# Given entries
****************

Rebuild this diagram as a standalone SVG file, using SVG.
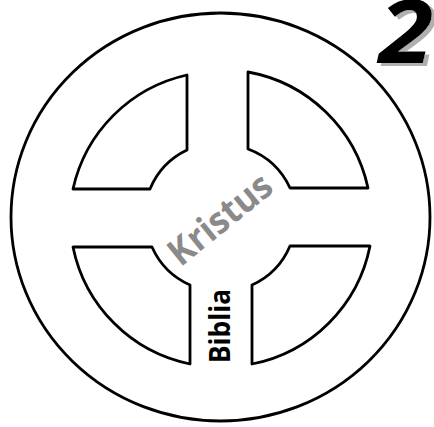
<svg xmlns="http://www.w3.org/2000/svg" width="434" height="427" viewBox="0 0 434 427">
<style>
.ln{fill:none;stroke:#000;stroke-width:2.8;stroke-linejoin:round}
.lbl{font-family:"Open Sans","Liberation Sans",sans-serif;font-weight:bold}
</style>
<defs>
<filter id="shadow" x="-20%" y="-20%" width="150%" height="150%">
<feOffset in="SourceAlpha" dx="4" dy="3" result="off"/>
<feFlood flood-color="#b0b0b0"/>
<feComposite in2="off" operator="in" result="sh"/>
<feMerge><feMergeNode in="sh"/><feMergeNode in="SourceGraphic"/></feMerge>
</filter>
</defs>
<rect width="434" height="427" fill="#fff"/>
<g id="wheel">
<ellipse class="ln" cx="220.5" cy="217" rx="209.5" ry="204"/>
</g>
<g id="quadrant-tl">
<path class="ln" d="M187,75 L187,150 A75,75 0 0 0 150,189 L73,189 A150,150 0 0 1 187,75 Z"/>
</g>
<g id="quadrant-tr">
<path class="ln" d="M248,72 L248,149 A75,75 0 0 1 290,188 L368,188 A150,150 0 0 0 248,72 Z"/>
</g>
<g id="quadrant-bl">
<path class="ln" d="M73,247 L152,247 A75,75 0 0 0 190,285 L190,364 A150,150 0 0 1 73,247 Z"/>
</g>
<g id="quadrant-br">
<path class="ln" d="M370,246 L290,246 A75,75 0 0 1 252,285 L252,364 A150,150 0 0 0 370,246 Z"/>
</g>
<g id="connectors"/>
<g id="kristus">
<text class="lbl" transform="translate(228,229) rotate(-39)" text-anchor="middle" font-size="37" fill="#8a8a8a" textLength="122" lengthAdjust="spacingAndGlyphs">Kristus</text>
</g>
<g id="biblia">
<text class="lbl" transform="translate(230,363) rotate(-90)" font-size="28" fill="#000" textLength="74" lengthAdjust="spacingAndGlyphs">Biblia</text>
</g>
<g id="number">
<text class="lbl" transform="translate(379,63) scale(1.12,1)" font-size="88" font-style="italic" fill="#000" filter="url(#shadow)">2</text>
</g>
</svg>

****************

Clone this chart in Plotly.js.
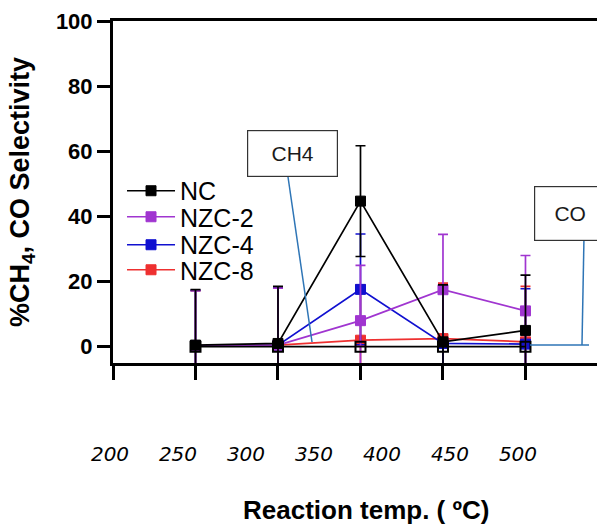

****************

# Direction
Report how many lines include the word "this". Give nothing but the number.

# The answer
2